Books Culture Science-Fiction Teicóg (Geek Culture)

Comparing Galactic Empires: Dune, Hyperion, Foundation

The YouTube channel Ideas Of Ice And Fire has published a short but informative video essay comparing the three most influential “space empires” in literary science-fiction, examining the now quaint but still fun Foundation series by Isaac Asimov, the initially entertaining Dune books by Frank Herbert and the more complex Hyperion Cantos by Dan Simmons (a particular favourite of mine). As the author points out in the ten minute clip, the real world inspirations for the fictional interstellar polities are rather obvious, from Classical Rome to Victorian Britain, expressing a very Eurocentric view of history, both the past and the imagined future. Herbert’s works in particular bear an obvious debt to the rapacious record of the British Empire, its rise to near-global hegemony through its dominance of the early North Atlantic slave trade and the Asian opium markets as well the military-industrial structures they supported, this model serving as a template for the sci-fi Galactic Padishah Empire and the importance of the planet Arrakis (the eponymous Dune) and its life-extending drug, melange or “the spice”.

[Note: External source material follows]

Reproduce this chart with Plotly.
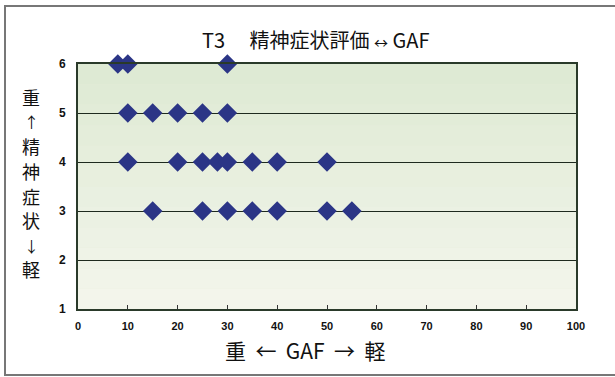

1 comment on “Comparing Galactic Empires: Dune, Hyperion, Foundation

  1. One thing to consider is that when at least “Dune” and “Foundation” were started (ei when the earlier books were written), “The Age of Nation States” in the sense that Empires had given way to to a world dominated by Nation States was very, very young . Also with the Cold War, even people who liked nation states better, suffered a lot of uncertainty. Looking to a history filled with Empires simply provided more material!!!!

    There is a common but rather cynical belief that Republics invariably turn to Empires, but one wonders if that reflects the fact that few Republics other than Rome got any real press for a long time. Herbert was pretty cynical about Democracy.

    “Grass” by Sheri S. Tepper is one book that many people see as an literary response to not just “Dune” but also “Moby Dick” and “Leaves of Grass”. My beef with that was is that it was rather vague about what kind of government and economy they, and focused almost entirely on the major religions and on the aristocracy of a single backwater planet.